I’m not going to go into the Russell Brand/Jonathan Ross thing much – they acted like a pair of drunk teen tubes (made to look worse by the fact Andrew Sachs has acted like a gentleman); joking on the air is one thing, regardless of taste, but phoning up an old man and leaving lewd messages on his answering machine on air is pretty poor (and obscene phone calls are illegal as far as I know so they are lucky he never asked for charges to be pressed). I think they should be punished but with style – hold Brand down and tell him his rat’s nest hair is going to be forcibly combed. That will scare the hell out of him.
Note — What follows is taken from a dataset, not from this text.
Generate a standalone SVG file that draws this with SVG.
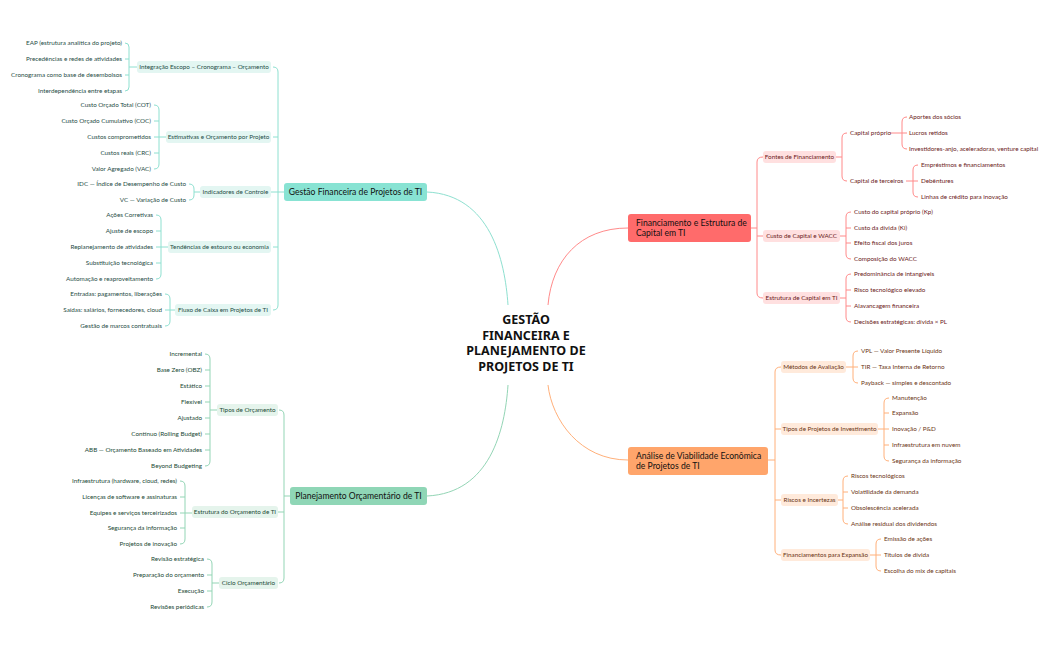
<svg xmlns="http://www.w3.org/2000/svg" width="1049" height="650" viewBox="0 0 1049 650">
<style>
text{font-family:Lato,"Liberation Sans",sans-serif;font-size:6.3px}
.l{text-anchor:end}
.t text{fill:#1f4d46}.g text{fill:#234a36}.r text{fill:#6b1a1a}.o text{fill:#6b3515}
path{fill:none;stroke-width:1}
.tc{stroke:#8ee0d0}.gc{stroke:#93d5b5}.rc{stroke:#ff8a8a}.oc{stroke:#ffb07a}
.tp{fill:#e3f6f2}.gp{fill:#e5f4ec}.rp{fill:#ffe0e0}.op{fill:#ffeadb}
.m{font-size:8.6px;fill:#111}
</style>
<rect width="1049" height="650" fill="#fff"/>
<g id="connectors">
<path class="tc" d="M427,192 C490,195 505,260 508,305"/>
<path class="gc" d="M427,496 C490,493 505,430 508,385"/>
<path class="rc" d="M628,228 C580,228 552,260 548,305"/>
<path class="oc" d="M628,460 C580,460 552,420 548,385"/>
<!-- teal -->
<path class="tc" d="M273,67 Q278,67 278,72 V305 Q278,310 273,310 M278,137H273 M278,247H273 M284,192H271"/>
<path class="tc" d="M125,43 Q129,43 129,47 V87 Q129,91 125,91 M129,59H125 M129,75H125 M137,67H129"/>
<path class="tc" d="M154,105 Q159,105 159,110 V164 Q159,169 154,169 M159,121H154 M159,153H154 M166,137H154"/>
<path class="tc" d="M189,184 Q194,184 194,189 V195 Q194,200 189,200 M200,192H194"/>
<path class="tc" d="M156,215 Q161,215 161,220 V274 Q161,279 156,279 M161,231H156 M161,263H156 M168,247H156"/>
<path class="tc" d="M165,294 Q170,294 170,299 V321 Q170,326 165,326 M175,310H165"/>
<!-- green -->
<path class="gc" d="M279,410 Q284,410 284,415 V578 Q284,583 279,583 M290,496H284 M284,512H278"/>
<path class="gc" d="M205,354 Q210,354 210,359 V461 Q210,466 205,466 M210,370H205 M210,386H205 M210,402H205 M210,418H205 M210,434H205 M210,450H205 M217,410H210"/>
<path class="gc" d="M180,481 Q185,481 185,486 V539 Q185,544 180,544 M185,497H180 M185,528H180 M192,513H180"/>
<path class="gc" d="M207,559 Q212,559 212,564 V602 Q212,607 207,607 M212,575H207 M212,591H207 M219,583H212"/>
<!-- red -->
<path class="rc" d="M763,157 Q757,157 757,162 V293 Q757,298 763,298 M751,228H757 M757,236H763"/>
<path class="rc" d="M847,133 Q842,133 842,138 V176 Q842,181 847,181 M836,157H842"/>
<path class="rc" d="M907,117 Q902,117 902,122 V144 Q902,149 907,149 M890,133H907"/>
<path class="rc" d="M918,165 Q913,165 913,170 V192 Q913,197 918,197 M906,181H918"/>
<path class="rc" d="M851,212 Q846,212 846,217 V254 Q846,259 851,259 M840,236H846 M846,228H851 M846,243H851"/>
<path class="rc" d="M851,274 Q846,274 846,279 V317 Q846,322 851,322 M840,298H846 M846,290H851 M846,306H851"/>
<!-- orange -->
<path class="oc" d="M781,367 Q775,367 775,372 V550 Q775,555 781,555 M768,460H775 M775,429H781 M775,500H781"/>
<path class="oc" d="M858,351 Q853,351 853,356 V378 Q853,383 858,383 M846,367H858"/>
<path class="oc" d="M889,398 Q884,398 884,403 V456 Q884,461 889,461 M878,429H889 M884,413H889 M884,445H889"/>
<path class="oc" d="M848,476 Q843,476 843,481 V519 Q843,524 848,524 M838,500H843 M843,492H848 M843,508H848"/>
<path class="oc" d="M881,539 Q876,539 876,544 V566 Q876,571 881,571 M870,555H881"/>
</g>
<g id="center"><text x="526" y="324" text-anchor="middle" style="font-family:'Noto Sans','Liberation Sans',sans-serif;font-size:12.5px;font-weight:bold;fill:#111"><tspan x="526">GESTÃO</tspan><tspan x="526" dy="15.5">FINANCEIRA E</tspan><tspan x="526" dy="15.5">PLANEJAMENTO DE</tspan><tspan x="526" dy="15.5">PROJETOS DE TI</tspan></text></g>
<g id="n-gestao"><rect x="284" y="183" width="143" height="18" rx="3" fill="#88e3d3"/><text class="m" x="355.5" y="195" text-anchor="middle">Gestão Financeira de Projetos de TI</text></g>
<g id="n-planej"><rect x="290" y="487" width="137" height="18" rx="3" fill="#8fd6b6"/><text class="m" x="358.5" y="499" text-anchor="middle">Planejamento Orçamentário de TI</text></g>
<g id="n-financ"><rect x="628" y="214" width="123" height="28" rx="3" fill="#ff6b6b"/><text class="m" x="636" y="226">Financiamento e Estrutura de<tspan x="636" dy="10">Capital em TI</tspan></text></g>
<g id="n-analise"><rect x="628" y="447" width="140" height="28" rx="3" fill="#ffa56b"/><text class="m" x="636" y="459">Análise de Viabilidade Econômica<tspan x="636" dy="10">de Projetos de TI</tspan></text></g>
<g id="teal" class="t">
<rect class="tp" x="137" y="61" width="134" height="12" rx="3"/><text x="204" y="69.2" text-anchor="middle">Integração Escopo – Cronograma – Orçamento</text>
<rect class="tp" x="166" y="131" width="105" height="12" rx="3"/><text x="218.5" y="139.2" text-anchor="middle">Estimativas e Orçamento por Projeto</text>
<rect class="tp" x="200" y="186" width="71" height="12" rx="3"/><text x="235.5" y="194.2" text-anchor="middle">Indicadores de Controle</text>
<rect class="tp" x="168" y="241" width="103" height="12" rx="3"/><text x="219.5" y="249.2" text-anchor="middle">Tendências de estouro ou economia</text>
<rect class="tp" x="175" y="304" width="96" height="12" rx="3"/><text x="223" y="312.2" text-anchor="middle">Fluxo de Caixa em Projetos de TI</text>
<text class="l" x="122" y="45.2">EAP (estrutura analítica do projeto)</text>
<text class="l" x="122" y="61.2">Precedências e redes de atividades</text>
<text class="l" x="122" y="77.2">Cronograma como base de desembolsos</text>
<text class="l" x="122" y="93.2">Interdependência entre etapas</text>
<text class="l" x="151" y="107.2">Custo Orçado Total (COT)</text>
<text class="l" x="151" y="123.2">Custo Orçado Cumulativo (COC)</text>
<text class="l" x="151" y="139.2">Custos comprometidos</text>
<text class="l" x="151" y="155.2">Custos reais (CRC)</text>
<text class="l" x="151" y="171.2">Valor Agregado (VAC)</text>
<text class="l" x="186" y="186.2">IDC — Índice de Desempenho de Custo</text>
<text class="l" x="186" y="202.2">VC — Variação de Custo</text>
<text class="l" x="153" y="217.2">Ações Corretivas</text>
<text class="l" x="153" y="233.2">Ajuste de escopo</text>
<text class="l" x="153" y="249.2">Replanejamento de atividades</text>
<text class="l" x="153" y="265.2">Substituição tecnológica</text>
<text class="l" x="153" y="281.2">Automação e reaproveitamento</text>
<text class="l" x="162" y="296.2">Entradas: pagamentos, liberações</text>
<text class="l" x="162" y="312.2">Saídas: salários, fornecedores, cloud</text>
<text class="l" x="162" y="328.2">Gestão de marcos contratuais</text>
</g>
<g id="green" class="g">
<rect class="gp" x="217" y="404" width="61" height="12" rx="3"/><text x="247.5" y="412.2" text-anchor="middle">Tipos de Orçamento</text>
<rect class="gp" x="192" y="506" width="86" height="12" rx="3"/><text x="235" y="514.2" text-anchor="middle">Estrutura do Orçamento de TI</text>
<rect class="gp" x="219" y="577" width="59" height="12" rx="3"/><text x="248.5" y="585.2" text-anchor="middle">Ciclo Orçamentário</text>
<text class="l" x="202" y="356.2">Incremental</text>
<text class="l" x="202" y="372.2">Base Zero (OBZ)</text>
<text class="l" x="202" y="388.2">Estático</text>
<text class="l" x="202" y="404.2">Flexível</text>
<text class="l" x="202" y="420.2">Ajustado</text>
<text class="l" x="202" y="436.2">Contínuo (Rolling Budget)</text>
<text class="l" x="202" y="452.2">ABB — Orçamento Baseado em Atividades</text>
<text class="l" x="202" y="468.2">Beyond Budgeting</text>
<text class="l" x="177" y="483.2">Infraestrutura (hardware, cloud, redes)</text>
<text class="l" x="177" y="499.2">Licenças de software e assinaturas</text>
<text class="l" x="177" y="515.2">Equipes e serviços terceirizados</text>
<text class="l" x="177" y="530.2">Segurança da informação</text>
<text class="l" x="177" y="546.2">Projetos de inovação</text>
<text class="l" x="204" y="561.2">Revisão estratégica</text>
<text class="l" x="204" y="577.2">Preparação do orçamento</text>
<text class="l" x="204" y="593.2">Execução</text>
<text class="l" x="204" y="609.2">Revisões periódicas</text>
</g>
<g id="red" class="r">
<rect class="rp" x="763" y="151" width="73" height="12" rx="3"/><text x="799.5" y="159.2" text-anchor="middle">Fontes de Financiamento</text>
<rect class="rp" x="763" y="230" width="77" height="12" rx="3"/><text x="801.5" y="238.2" text-anchor="middle">Custo de Capital e WACC</text>
<rect class="rp" x="763" y="292" width="77" height="12" rx="3"/><text x="801.5" y="300.2" text-anchor="middle">Estrutura de Capital em TI</text>
<text x="850" y="135.2">Capital próprio</text>
<text x="850" y="183.2">Capital de terceiros</text>
<text x="909" y="119.2">Aportes dos sócios</text>
<text x="909" y="135.2">Lucros retidos</text>
<text x="909" y="151.2">Investidores-anjo, aceleradoras, venture capital</text>
<text x="921" y="167.2">Empréstimos e financiamentos</text>
<text x="921" y="183.2">Debêntures</text>
<text x="921" y="199.2">Linhas de crédito para inovação</text>
<text x="854" y="214.2">Custo do capital próprio (Kp)</text>
<text x="854" y="230.2">Custo da dívida (Ki)</text>
<text x="854" y="245.2">Efeito fiscal dos juros</text>
<text x="854" y="261.2">Composição do WACC</text>
<text x="854" y="276.2">Predominância de intangíveis</text>
<text x="854" y="292.2">Risco tecnológico elevado</text>
<text x="854" y="308.2">Alavancagem financeira</text>
<text x="854" y="324.2">Decisões estratégicas: dívida × PL</text>
</g>
<g id="orange" class="o">
<rect class="op" x="781" y="361" width="65" height="12" rx="3"/><text x="813.5" y="369.2" text-anchor="middle">Métodos de Avaliação</text>
<rect class="op" x="781" y="423" width="97" height="12" rx="3"/><text x="829.5" y="431.2" text-anchor="middle">Tipos de Projetos de Investimento</text>
<rect class="op" x="781" y="494" width="57" height="12" rx="3"/><text x="809.5" y="502.2" text-anchor="middle">Riscos e Incertezas</text>
<rect class="op" x="781" y="549" width="89" height="12" rx="3"/><text x="825.5" y="557.2" text-anchor="middle">Financiamentos para Expansão</text>
<text x="861" y="353.2">VPL — Valor Presente Líquido</text>
<text x="861" y="369.2">TIR — Taxa Interna de Retorno</text>
<text x="861" y="385.2">Payback — simples e descontado</text>
<text x="892" y="400.2">Manutenção</text>
<text x="892" y="415.2">Expansão</text>
<text x="892" y="431.2">Inovação / P&amp;D</text>
<text x="892" y="447.2">Infraestrutura em nuvem</text>
<text x="892" y="463.2">Segurança da informação</text>
<text x="851" y="478.2">Riscos tecnológicos</text>
<text x="851" y="494.2">Volatilidade da demanda</text>
<text x="851" y="510.2">Obsolescência acelerada</text>
<text x="851" y="526.2">Análise residual dos dividendos</text>
<text x="884" y="541.2">Emissão de ações</text>
<text x="884" y="557.2">Títulos de dívida</text>
<text x="884" y="573.2">Escolha do mix de capitais</text>
</g>
</svg>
And tell Woss he is welcome back on the air but must attend elocution lessons to lose the speech impediment and also learn enough manners to be passed off as a Duchess. Meantime here’s a great take on it from B3TA made by Beau Bo D’or which nicely catches the ridiculous tabloid frenzy that unscrupulous editors have been stoking (come on, there are far more important news stories going on, why is this taking so many columns and so much airspace?):

Strips

I heard at work from the BBC this week – comedian and sometime cartoonist Phill Jupitus had a very good programme on cartoonists and cartooning a few moths back, which was very well received so Radio 4 have come up with four more. They are in fifteen minute segments, with the first one in which Jupitus meets the legendary Gary Trudeau, creator of Doonesbury (which has been a satirical thorn in the side of many a politician, bless ‘im) was last week – it can still be heard via Listen Again and there is also a permanent link for this one. I’m told that hopefully the other three in the series will also get perma links and not just the usual 7-days only Listen Again. This coming Tuesday sees a chat with some up and coming New York cartoonists, the next week Charles Peattie and Russell Taylor, creators of Alex (which has become very topical at the moment with the financial meltdown) and then finally Bill Griffiths, creator of (among others) Zippy the Pinhead. Full details are over on the FPI blog.

Fry in America

Seems to be something of an American media theme this last few days, no doubt prompted by the presidential circus, but as it means we get the national treasure that is Stephen Fry with a new show, “Stephen Fry in America“, as he crosses the United States in a London taxi cab (not his own one which he so famously drives around here in Blighty though). I had no idea he was almost born in the US when his father was offered a job at Princeton but he turned it down. Hard to think of Fry as American, he seems to quintessentially British – I mean Twinnings got him to advertise their tea, he cooks on an Aga and gives a wedding present to Prince Charles. All of which might have made him annoying except he seems such a lovely bloke, fiercely intelligent and very funny and self depreacting with it. America’s loss was our gain.

Bitesize

The BBC asked if they could borrow one of my photographs from my Flickr stream recently, to use as part of their Bitesize revision guides, in this case to be part of a audio-visual slideshow to accompany a reading of “The Field Mouse” by Gillian Clarke – my pic of a harvest-time field, taken just outside North Berwick near Tantallon Castle is the first one in the presentation. No money, sadly, but the feel-good factor is quite rewarding, especially since I’m so fond of poetry.

BBC on YouTube

The Beeb has been posting material to YouTube, higher quality than usual, although it isn’t that great a mix so far to be honest – a lot of it is very short clips that were trailers for programmes shown on TV or the BBC websites before and I’m damned annoyed they blocked the embedding function which rather undermines the notion of YouTube and people sharing videos by embedding them on their sites and blogs. Still, they did have this clip from Mock The Week which is worth a look where the comedians compete to come up with unlikely lines for given situations.